■ WHAT YOU NEED TO DO: Quote, with no changes, the lines that run from the top of the material to the line with "(c_tr) at (1045,945)", both included.

--- RECORDED DATA ---

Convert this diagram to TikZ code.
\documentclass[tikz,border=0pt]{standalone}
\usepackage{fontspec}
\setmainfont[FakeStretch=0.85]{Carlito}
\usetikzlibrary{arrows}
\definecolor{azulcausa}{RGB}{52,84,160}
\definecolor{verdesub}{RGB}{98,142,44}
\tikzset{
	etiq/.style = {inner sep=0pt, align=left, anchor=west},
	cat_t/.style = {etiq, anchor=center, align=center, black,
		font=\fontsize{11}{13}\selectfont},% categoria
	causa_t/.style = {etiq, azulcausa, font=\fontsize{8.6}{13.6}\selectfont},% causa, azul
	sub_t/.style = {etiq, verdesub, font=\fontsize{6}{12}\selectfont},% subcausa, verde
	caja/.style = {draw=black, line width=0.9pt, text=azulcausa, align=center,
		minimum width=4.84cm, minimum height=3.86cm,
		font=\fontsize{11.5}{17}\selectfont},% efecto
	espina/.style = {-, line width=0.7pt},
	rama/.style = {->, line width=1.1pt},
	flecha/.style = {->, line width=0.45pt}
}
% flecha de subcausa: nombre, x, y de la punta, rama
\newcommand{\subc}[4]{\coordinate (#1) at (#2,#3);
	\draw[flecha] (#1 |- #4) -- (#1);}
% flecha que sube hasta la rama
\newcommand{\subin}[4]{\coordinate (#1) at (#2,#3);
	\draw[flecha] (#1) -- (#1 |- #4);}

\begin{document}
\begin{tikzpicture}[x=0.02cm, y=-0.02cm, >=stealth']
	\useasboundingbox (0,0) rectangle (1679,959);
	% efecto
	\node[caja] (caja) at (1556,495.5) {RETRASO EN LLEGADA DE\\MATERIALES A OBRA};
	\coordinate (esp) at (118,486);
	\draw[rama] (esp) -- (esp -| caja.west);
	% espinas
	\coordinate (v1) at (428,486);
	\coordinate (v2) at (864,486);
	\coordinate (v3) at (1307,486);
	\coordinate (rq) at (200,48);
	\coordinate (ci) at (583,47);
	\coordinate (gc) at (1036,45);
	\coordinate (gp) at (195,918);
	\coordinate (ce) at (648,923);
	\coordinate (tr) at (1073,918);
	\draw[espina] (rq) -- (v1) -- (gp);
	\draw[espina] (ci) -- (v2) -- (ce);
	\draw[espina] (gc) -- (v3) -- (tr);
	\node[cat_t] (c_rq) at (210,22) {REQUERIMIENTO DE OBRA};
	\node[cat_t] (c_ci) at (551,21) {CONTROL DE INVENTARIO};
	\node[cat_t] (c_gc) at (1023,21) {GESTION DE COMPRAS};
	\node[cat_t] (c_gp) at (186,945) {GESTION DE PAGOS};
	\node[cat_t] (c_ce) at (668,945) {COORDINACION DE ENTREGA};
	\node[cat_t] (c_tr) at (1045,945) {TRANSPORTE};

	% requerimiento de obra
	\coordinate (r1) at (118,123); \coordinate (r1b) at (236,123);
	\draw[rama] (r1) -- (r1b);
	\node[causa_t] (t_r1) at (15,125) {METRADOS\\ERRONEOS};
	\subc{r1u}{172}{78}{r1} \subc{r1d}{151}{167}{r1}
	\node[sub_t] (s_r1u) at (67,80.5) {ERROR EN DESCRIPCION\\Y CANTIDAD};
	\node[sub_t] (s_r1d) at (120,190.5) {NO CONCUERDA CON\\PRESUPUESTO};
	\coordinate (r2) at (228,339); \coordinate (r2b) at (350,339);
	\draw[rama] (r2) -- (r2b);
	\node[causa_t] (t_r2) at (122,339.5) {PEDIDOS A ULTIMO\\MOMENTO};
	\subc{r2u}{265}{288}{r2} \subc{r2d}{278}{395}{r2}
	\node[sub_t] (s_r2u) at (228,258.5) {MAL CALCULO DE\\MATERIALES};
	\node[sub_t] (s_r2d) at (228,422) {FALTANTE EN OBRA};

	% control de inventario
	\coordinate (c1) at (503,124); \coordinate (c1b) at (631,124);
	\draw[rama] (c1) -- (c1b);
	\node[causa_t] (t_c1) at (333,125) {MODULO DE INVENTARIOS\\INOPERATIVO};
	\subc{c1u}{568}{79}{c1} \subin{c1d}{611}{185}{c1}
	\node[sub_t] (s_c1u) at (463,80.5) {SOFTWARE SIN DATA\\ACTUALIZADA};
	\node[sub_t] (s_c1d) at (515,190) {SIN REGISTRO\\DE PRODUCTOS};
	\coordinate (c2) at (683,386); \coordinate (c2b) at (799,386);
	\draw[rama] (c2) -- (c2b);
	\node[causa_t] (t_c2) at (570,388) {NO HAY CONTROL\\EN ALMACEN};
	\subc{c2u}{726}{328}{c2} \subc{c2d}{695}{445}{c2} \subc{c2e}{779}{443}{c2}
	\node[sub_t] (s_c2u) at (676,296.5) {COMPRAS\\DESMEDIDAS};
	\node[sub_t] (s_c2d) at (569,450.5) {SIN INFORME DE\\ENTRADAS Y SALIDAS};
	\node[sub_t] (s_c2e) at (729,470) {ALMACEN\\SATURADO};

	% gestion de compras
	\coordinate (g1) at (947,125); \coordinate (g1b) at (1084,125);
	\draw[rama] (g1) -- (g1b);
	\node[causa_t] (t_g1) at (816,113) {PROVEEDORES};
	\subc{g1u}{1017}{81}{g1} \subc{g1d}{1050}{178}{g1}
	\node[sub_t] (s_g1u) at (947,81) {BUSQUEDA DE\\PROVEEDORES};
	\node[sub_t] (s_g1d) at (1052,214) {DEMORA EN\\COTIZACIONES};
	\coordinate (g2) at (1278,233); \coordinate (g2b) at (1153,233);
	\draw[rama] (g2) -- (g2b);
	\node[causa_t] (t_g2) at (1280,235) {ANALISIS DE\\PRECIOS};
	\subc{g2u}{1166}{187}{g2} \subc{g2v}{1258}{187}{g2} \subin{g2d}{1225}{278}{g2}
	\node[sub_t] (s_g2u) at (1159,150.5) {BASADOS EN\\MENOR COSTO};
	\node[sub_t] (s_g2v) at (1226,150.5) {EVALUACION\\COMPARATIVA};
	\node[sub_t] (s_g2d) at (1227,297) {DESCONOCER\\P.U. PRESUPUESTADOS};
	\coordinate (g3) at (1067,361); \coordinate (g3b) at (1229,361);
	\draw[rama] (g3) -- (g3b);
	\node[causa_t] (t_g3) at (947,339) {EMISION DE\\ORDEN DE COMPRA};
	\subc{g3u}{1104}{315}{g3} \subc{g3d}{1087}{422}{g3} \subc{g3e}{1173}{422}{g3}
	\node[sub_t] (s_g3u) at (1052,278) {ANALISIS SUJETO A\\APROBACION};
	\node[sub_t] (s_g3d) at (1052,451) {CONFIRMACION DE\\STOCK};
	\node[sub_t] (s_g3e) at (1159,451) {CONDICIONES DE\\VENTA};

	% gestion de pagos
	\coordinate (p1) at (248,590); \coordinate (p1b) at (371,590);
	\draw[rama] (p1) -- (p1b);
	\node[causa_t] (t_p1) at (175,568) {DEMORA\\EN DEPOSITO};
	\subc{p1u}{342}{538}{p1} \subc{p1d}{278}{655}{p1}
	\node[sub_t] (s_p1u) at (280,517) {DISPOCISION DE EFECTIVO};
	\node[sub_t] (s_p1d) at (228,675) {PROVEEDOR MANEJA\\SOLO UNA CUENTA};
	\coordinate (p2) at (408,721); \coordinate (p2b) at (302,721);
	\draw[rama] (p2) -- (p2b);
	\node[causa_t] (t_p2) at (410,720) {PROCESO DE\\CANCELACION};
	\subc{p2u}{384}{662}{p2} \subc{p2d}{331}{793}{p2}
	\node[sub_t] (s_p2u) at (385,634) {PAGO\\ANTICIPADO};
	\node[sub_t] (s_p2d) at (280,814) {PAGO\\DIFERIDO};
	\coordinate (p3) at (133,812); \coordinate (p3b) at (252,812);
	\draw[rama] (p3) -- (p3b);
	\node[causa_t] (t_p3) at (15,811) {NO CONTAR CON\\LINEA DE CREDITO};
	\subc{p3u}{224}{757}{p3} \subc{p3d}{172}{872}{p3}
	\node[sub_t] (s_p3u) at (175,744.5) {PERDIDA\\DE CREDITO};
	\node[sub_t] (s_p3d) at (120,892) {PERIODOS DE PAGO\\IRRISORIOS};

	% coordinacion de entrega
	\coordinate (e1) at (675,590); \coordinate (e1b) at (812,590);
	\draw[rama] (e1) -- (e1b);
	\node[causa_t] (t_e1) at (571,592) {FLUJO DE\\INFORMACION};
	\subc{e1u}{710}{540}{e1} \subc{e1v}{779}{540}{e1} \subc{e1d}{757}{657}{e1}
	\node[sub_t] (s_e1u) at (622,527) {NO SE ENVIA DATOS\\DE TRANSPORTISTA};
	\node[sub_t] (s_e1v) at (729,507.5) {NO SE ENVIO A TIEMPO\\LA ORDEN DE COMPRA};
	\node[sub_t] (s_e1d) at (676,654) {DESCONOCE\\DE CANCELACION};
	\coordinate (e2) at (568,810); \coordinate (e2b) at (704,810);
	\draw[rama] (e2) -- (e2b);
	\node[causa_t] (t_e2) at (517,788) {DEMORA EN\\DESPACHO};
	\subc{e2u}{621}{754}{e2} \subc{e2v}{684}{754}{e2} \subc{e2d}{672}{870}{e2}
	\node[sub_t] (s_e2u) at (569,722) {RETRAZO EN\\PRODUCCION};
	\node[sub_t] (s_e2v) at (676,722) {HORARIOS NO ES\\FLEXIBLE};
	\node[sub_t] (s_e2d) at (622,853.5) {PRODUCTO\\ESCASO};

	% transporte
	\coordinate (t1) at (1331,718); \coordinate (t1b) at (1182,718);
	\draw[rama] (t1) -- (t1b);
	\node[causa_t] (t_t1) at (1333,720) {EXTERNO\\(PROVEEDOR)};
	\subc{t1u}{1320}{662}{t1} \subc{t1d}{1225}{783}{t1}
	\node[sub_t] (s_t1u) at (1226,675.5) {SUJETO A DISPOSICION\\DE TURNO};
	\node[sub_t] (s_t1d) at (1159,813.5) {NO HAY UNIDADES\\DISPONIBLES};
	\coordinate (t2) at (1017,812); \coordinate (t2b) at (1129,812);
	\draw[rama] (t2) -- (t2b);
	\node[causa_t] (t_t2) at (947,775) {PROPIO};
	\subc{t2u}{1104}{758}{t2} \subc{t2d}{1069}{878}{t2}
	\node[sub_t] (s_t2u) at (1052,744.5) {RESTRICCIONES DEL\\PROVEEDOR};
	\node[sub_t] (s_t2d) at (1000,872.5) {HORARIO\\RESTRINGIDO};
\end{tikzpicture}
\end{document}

---

■ FINAL ANSWER:
Convert this diagram to TikZ code.
\documentclass[tikz,border=0pt]{standalone}
\usepackage{fontspec}
\setmainfont[FakeStretch=0.85]{Carlito}
\usetikzlibrary{arrows}
\definecolor{azulcausa}{RGB}{52,84,160}
\definecolor{verdesub}{RGB}{98,142,44}
\tikzset{
	etiq/.style = {inner sep=0pt, align=left, anchor=west},
	cat_t/.style = {etiq, anchor=center, align=center, black,
		font=\fontsize{11}{13}\selectfont},% categoria
	causa_t/.style = {etiq, azulcausa, font=\fontsize{8.6}{13.6}\selectfont},% causa, azul
	sub_t/.style = {etiq, verdesub, font=\fontsize{6}{12}\selectfont},% subcausa, verde
	caja/.style = {draw=black, line width=0.9pt, text=azulcausa, align=center,
		minimum width=4.84cm, minimum height=3.86cm,
		font=\fontsize{11.5}{17}\selectfont},% efecto
	espina/.style = {-, line width=0.7pt},
	rama/.style = {->, line width=1.1pt},
	flecha/.style = {->, line width=0.45pt}
}
% flecha de subcausa: nombre, x, y de la punta, rama
\newcommand{\subc}[4]{\coordinate (#1) at (#2,#3);
	\draw[flecha] (#1 |- #4) -- (#1);}
% flecha que sube hasta la rama
\newcommand{\subin}[4]{\coordinate (#1) at (#2,#3);
	\draw[flecha] (#1) -- (#1 |- #4);}

\begin{document}
\begin{tikzpicture}[x=0.02cm, y=-0.02cm, >=stealth']
	\useasboundingbox (0,0) rectangle (1679,959);
	% efecto
	\node[caja] (caja) at (1556,495.5) {RETRASO EN LLEGADA DE\\MATERIALES A OBRA};
	\coordinate (esp) at (118,486);
	\draw[rama] (esp) -- (esp -| caja.west);
	% espinas
	\coordinate (v1) at (428,486);
	\coordinate (v2) at (864,486);
	\coordinate (v3) at (1307,486);
	\coordinate (rq) at (200,48);
	\coordinate (ci) at (583,47);
	\coordinate (gc) at (1036,45);
	\coordinate (gp) at (195,918);
	\coordinate (ce) at (648,923);
	\coordinate (tr) at (1073,918);
	\draw[espina] (rq) -- (v1) -- (gp);
	\draw[espina] (ci) -- (v2) -- (ce);
	\draw[espina] (gc) -- (v3) -- (tr);
	\node[cat_t] (c_rq) at (210,22) {REQUERIMIENTO DE OBRA};
	\node[cat_t] (c_ci) at (551,21) {CONTROL DE INVENTARIO};
	\node[cat_t] (c_gc) at (1023,21) {GESTION DE COMPRAS};
	\node[cat_t] (c_gp) at (186,945) {GESTION DE PAGOS};
	\node[cat_t] (c_ce) at (668,945) {COORDINACION DE ENTREGA};
	\node[cat_t] (c_tr) at (1045,945) {TRANSPORTE};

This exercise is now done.